(Part I here)

David Cole of CV2 and I went to Denver, CO to hack notebooks with the second cohort of Intersections and the Denver Writing Project’s Tech Matters group. Then on Saturday, we ran a workshop with The Tech Museum of Innovation in San Jose. We’ll be looking at these different groups and reflecting on what we learned working with these different constituencies.

On Wednesday, June 25th, we spent three hours with the Tech Matters group from the Denver Writing Project at the Denver Museum of Nature and Science. These are K-16 teachers who are interested in learning how to best use technology to support and enhance classroom instruction. Educational technology tools and platforms can have very rapid life cycles, and trying to stay on top of all these changes can be daunting when added on top of a full teaching load, parent-guardian communication, lesson planning, grading, and so on. By working together, professional learning communities such as Tech Matters make it easier for teachers to share information. This summer, the group’s convening focused on issues of social justice and connectivity.

It's especially interesting to have teachers of multiple subjects and grade levels in the same room as their perspectives and insights are often very different. After walking participants through the concept of a simple circuit, we let them explore parallel circuits on their own or with their seatmates. This freed us up to provide more structured help for those who wanted a facilitated making experience, which in this case, was less than 25% of the group. Designing an effective differentiated workshop can be a challenge, but based on participant feedback, we're getting there.

After a break halfway through, we let participants decide to continue playing with circuits or to hack their notebook with a dedicated power source. Some were happy to stick to exploring circuit design, but at least 60% opted to start hacking their notebook. I was surprised how many people got into power lead construction. Adding color by braiding, knotting or crocheting embroidery floss was a very popular choice. We did learn that crocheting is not advised for people looking to learn in a three-hour window. Adding the embroidery floss was a last-minute idea, and using it with the conductive thread proved to be far too thick for the crochet hooks we ordered.

Side Note: Learning Environments

Learning environments, including room configuration, can have a large impact on participant experience. We were working in a discrete, classroom-sized room at the museum located in the middle of gallery space. I wish we'd had time to visit the museum ahead of time to familiarize ourselves with the exhibits just outside; not incorporating the unique affordances of being situated in a museum into our workshop was a missed opportunity. That said, just getting school teachers outside of the classroom and into an informal learning environment can help them achieve critical distance and feel more free to try something new.

The room was configured with tables in a u-shape.
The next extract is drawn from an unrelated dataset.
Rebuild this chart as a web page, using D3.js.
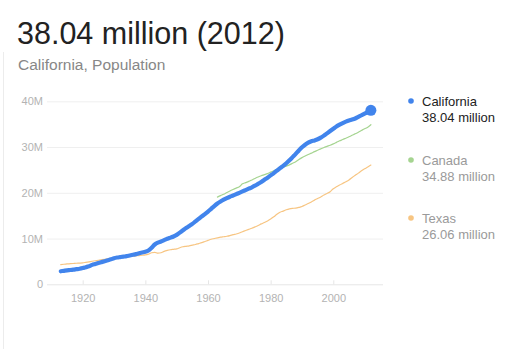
<!DOCTYPE html>
<html>
<head>
<meta charset="utf-8">
<script src="https://cdn.jsdelivr.net/npm/d3@7"></script>
<style>
  html, body { margin: 0; padding: 0; background: #fff; }
  svg { display: block; font-family: Arial, "Liberation Sans", sans-serif; }
</style>
</head>
<body>
<svg id="chart" width="511" height="349"></svg>
<script>
// Population in millions, one value per year
const caStart = 1913;
const californiaValues = [
  2.85, 2.95, 3.05, 3.12, 3.2, 3.3, 3.4, 3.55, 3.75, 3.95,
  4.25, 4.45, 4.65, 4.85, 5.05, 5.25, 5.45, 5.7, 5.85, 5.95,
  6.05, 6.15, 6.3, 6.45, 6.6, 6.8, 6.95, 7.1, 7.4, 8.0,
  8.7, 9.1, 9.35, 9.65, 9.95, 10.2, 10.45, 10.8, 11.3, 11.8,
  12.3, 12.75, 13.2, 13.75, 14.3, 14.85, 15.35, 15.9, 16.5, 17.1,
  17.65, 18.1, 18.5, 18.85, 19.15, 19.4, 19.7, 20.0, 20.3, 20.6,
  20.9, 21.2, 21.55, 21.95, 22.35, 22.85, 23.3, 23.8, 24.3, 24.85,
  25.4, 25.9, 26.45, 27.1, 27.8, 28.5, 29.25, 29.95, 30.5, 30.95,
  31.25, 31.45, 31.7, 32.05, 32.5, 33.0, 33.5, 34.0, 34.5, 34.9,
  35.25, 35.55, 35.8, 36.0, 36.25, 36.6, 36.95, 37.3, 37.65, 38.04
];
const texasStart = 1913;
const texasValues = [
  4.3, 4.38, 4.45, 4.5, 4.55, 4.6, 4.63, 4.68, 4.8, 4.92,
  5.04, 5.15, 5.25, 5.36, 5.47, 5.58, 5.69, 5.82, 5.88, 5.93,
  5.99, 6.05, 6.1, 6.16, 6.22, 6.28, 6.35, 6.42, 6.6, 6.9,
  7.0, 6.8, 6.9, 7.2, 7.4, 7.55, 7.65, 7.75, 8.0, 8.2,
  8.3, 8.4, 8.55, 8.7, 8.9, 9.1, 9.35, 9.6, 9.85, 10.0,
  10.15, 10.3, 10.4, 10.5, 10.65, 10.85, 11.0, 11.2, 11.5, 11.75,
  12.0, 12.25, 12.55, 12.85, 13.2, 13.5, 13.85, 14.25, 14.75, 15.3,
  15.75, 16.0, 16.3, 16.5, 16.6, 16.65, 16.8, 17.0, 17.35, 17.65,
  18.0, 18.4, 18.75, 19.1, 19.5, 19.85, 20.25, 20.9, 21.3, 21.7,
  22.05, 22.4, 22.8, 23.35, 23.85, 24.3, 24.8, 25.25, 25.65, 26.06
];
const canadaStart = 1963;
const canadaValues = [
  19.06, 19.39, 19.68, 20.05, 20.41, 20.73, 21.03, 21.32, 21.96, 22.22,
  22.49, 22.81, 23.14, 23.45, 23.73, 23.96, 24.2, 24.52, 24.82, 25.12,
  25.37, 25.61, 25.84, 26.1, 26.45, 26.79, 27.28, 27.69, 28.04, 28.37,
  28.68, 29.0, 29.3, 29.61, 29.91, 30.16, 30.4, 30.69, 31.02, 31.36,
  31.64, 31.94, 32.24, 32.57, 32.89, 33.25, 33.63, 34.0, 34.34, 34.88
];
const yTicks = [0, 10, 20, 30, 40];
const yTickLabels = ["0", "10M", "20M", "30M", "40M"];
const xTicks = [1920, 1940, 1960, 1980, 2000];
const seriesNames = ["California", "Canada", "Texas"];
const seriesLatest = ["38.04 million", "34.88 million", "26.06 million"];
const seriesColors = ["#4184ec", "#a5d490", "#f7c582"];
const titleText = "38.04 million (2012)";
const subtitleText = "California, Population";

const toPoints = (start, vals) => vals.map((v, i) => ({ year: start + i, value: v }));
const series = [
  toPoints(caStart, californiaValues),
  toPoints(canadaStart, canadaValues),
  toPoints(texasStart, texasValues)
];

const svg = d3.select("#chart");

// faint card edge on the left
svg.append("line")
  .attr("x1", 3.5).attr("x2", 3.5).attr("y1", 52).attr("y2", 349)
  .attr("stroke", "#ececec").attr("stroke-width", 1);

// headline and subtitle
svg.append("text").attr("x", 17).attr("y", 44)
  .attr("font-size", 30.5).attr("fill", "#222").text(titleText);
svg.append("text").attr("x", 18).attr("y", 70)
  .attr("font-size", 15.5).attr("fill", "#878787").text(subtitleText);

const x = d3.scaleLinear().domain([1920, 2000]).range([82.7, 333.3]);
const y = d3.scaleLinear().domain([0, 40]).range([284.3, 101.3]);
const plotLeft = 47, plotRight = 383;

// horizontal gridlines with value labels
const yAxis = d3.axisLeft(y)
  .tickValues(yTicks)
  .tickSize(-(plotRight - plotLeft))
  .tickPadding(4)
  .tickFormat((d, i) => yTickLabels[i]);
const gy = svg.append("g").attr("transform", `translate(${plotLeft},0)`).call(yAxis);
gy.select(".domain").remove();
gy.selectAll(".tick line").attr("stroke", d => d === 0 ? "#e6e6e6" : "#efefef");
gy.selectAll(".tick text")
  .attr("fill", "#b3b3b3").attr("font-size", 11)
  .attr("font-family", "Arial, 'Liberation Sans', sans-serif");

// year ticks along the baseline
const xAxis = d3.axisBottom(x).tickValues(xTicks).tickSize(-4).tickPadding(10).tickFormat(d3.format("d"));
const gx = svg.append("g").attr("transform", `translate(0,${y(0)})`).call(xAxis);
gx.select(".domain").remove();
gx.selectAll(".tick line").attr("stroke", "#e6e6e6");
gx.selectAll(".tick text")
  .attr("fill", "#b3b3b3").attr("font-size", 11)
  .attr("font-family", "Arial, 'Liberation Sans', sans-serif");

const line = d3.line()
  .x(d => x(d.year)).y(d => y(d.value))
  .curve(d3.curveMonotoneX);

// draw thin lines first, California on top
const order = [2, 1, 0];
const widths = [4.2, 1.2, 1.2];
order.forEach(i => {
  svg.append("path")
    .datum(series[i])
    .attr("d", line)
    .attr("fill", "none")
    .attr("stroke", seriesColors[i])
    .attr("stroke-width", widths[i])
    .attr("stroke-linejoin", "round")
    .attr("stroke-linecap", "round");
});

// end marker on California
const last = series[0][series[0].length - 1];
svg.append("circle")
  .attr("cx", x(last.year)).attr("cy", y(last.value)).attr("r", 5.5)
  .attr("fill", seriesColors[0]);

// legend
const legendY = [101, 160, 218];
seriesNames.forEach((name, i) => {
  const g = svg.append("g").attr("transform", `translate(0,${legendY[i]})`);
  g.append("circle").attr("cx", 411).attr("cy", 0).attr("r", 2.8).attr("fill", seriesColors[i]);
  const col = i === 0 ? "#222" : "#9a9a9a";
  g.append("text").attr("x", 422).attr("y", 4.5).attr("font-size", 13).attr("fill", col).text(name);
  g.append("text").attr("x", 422).attr("y", 20.5).attr("font-size", 13).attr("fill", col).text(seriesLatest[i]);
});
</script>
</body>
</html>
In prior workshops, participants have worked in individual groups of 4-8 to support collaboration and conversation. It's hard to objectively judge while you're facilitating, but I'd hazard a guess that the participants at this workshop didn't closely collaborate with as many people as in other workshops, although there was definitely discussion between seatmates. The u-shape had its own advantages, though: as facilitators, it was much easier for us to get to participants who had questions or comments. 

So which is better? It really depends on your audience. For those learners who prefer a more guided experience, the U-shape makes it much easier to walk around between steps to check in. For those who prefer something more discovery-based, small groups are more appropriate to make it easier for participants to get feedback from more people.